Their newspaper wars represented a sort of flip-side Rotarianism, a different brand of marketing-driven orthodoxy. Poet Kenneth Rexroth, writing from San Francisco in the 1950s, described the Beat “revolution” as a mere gastronomical, sartorial and pharmaceutical change. Knowing the search for “authenticity” is peculiarly American, Rexroth drove his sword home: “An etymologist is not a bug.”

All of this Seattle has reaped, along with frantic, new construction, freeway tailgating, process politics and the dot.com template with its Greek Row conformity.

And yet, through all the change, the rap against Seattle’s picket-fence politeness, its “passive aggressiveness” and Nordic reserve goes on. Obviously, something uniquely Seattle endures here, stubborn as a lap cat on a rainy day.

I know transplanted New Yorkers who say they can’t get into an argument in this city — friendly or not. 

I know a semi-tough guy from Chicago who calls Seattle “The Marshmallow Jungle”: More than the coffee or the Orca-worship or the rain, it’s the “niceness” that’s killing him.

From the Regrade to Capitol Hill, no shortage of bar wits or literary existentials will tell you Seattle lacks artistic honesty or guts. They tilt against the windmills of weekend Kerouacs. If you say you’re a poet, they complain, no one will tell you otherwise. 

I’ve heard a number of these writers and poets read, and I, too, have kept my mouth shut. Some don’t know how right they are. “Wisdom is knowing what to overlook,” wrote William James. Such wisdom is slow in coming.

 

Maybe it’s not the niceness

Hugo wrote of the forces that almost tore down the Pike Place Market in the early ‘70s as those who would deny a city’s “private right to be.” It’s that “private right to be” that has always made Seattle the right place for some.

For the old essentials are still here: the harbor and mountains; the neighborhoods defined by hills and water and bridges; the city of new beginnings and last chances (check out the bar in the Athenian first thing in the morning); the islands, the rain, the March winter sunsets burning down in the harbor windows.
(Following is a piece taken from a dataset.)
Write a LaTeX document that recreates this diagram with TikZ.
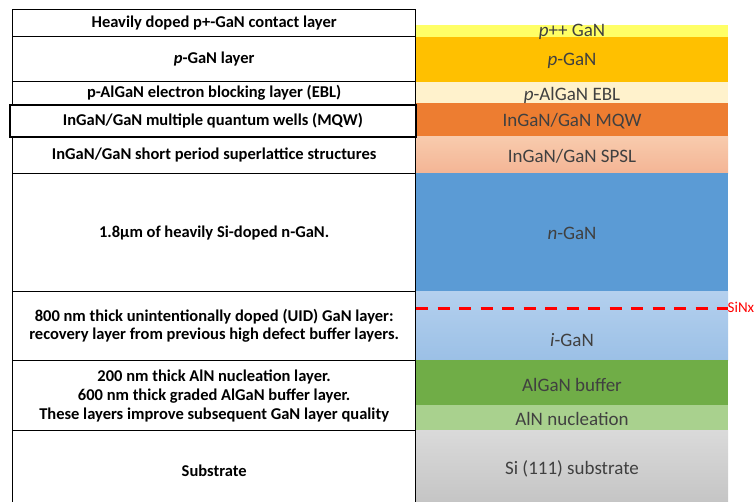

And though the Duwamish tribe, the people of Chief Seattle, fights for federal recognition, they still have sacred places in the city the rest of us, the Changers, will never know.

Again, the “private right to be.”

From the Pike Place Market, looking out over the water, everything remains open to wonder. 

Beyond the harbor and Bainbridge Island loom the radiant, snow-cold Olympics, immune to the flux, a steady focal point against which not only the latest Visitor and Convention Bureau superlatives vanish, but also the overheard cell-phone conversation or public declaration that begins: “As a member of the arts community, I….” 

Views of the mountains, water, cloudscapes and the changing light, glimpsed at chance moments from the 40th floor or back alley or bar window, are what make Seattle…Seattle — where, depending on what’s being said, the view over the other person’s shoulder is sometimes more interesting. 

Maybe something more fundamentally Seattle than mere politeness or niceness allows certain tongues around here to take a rest.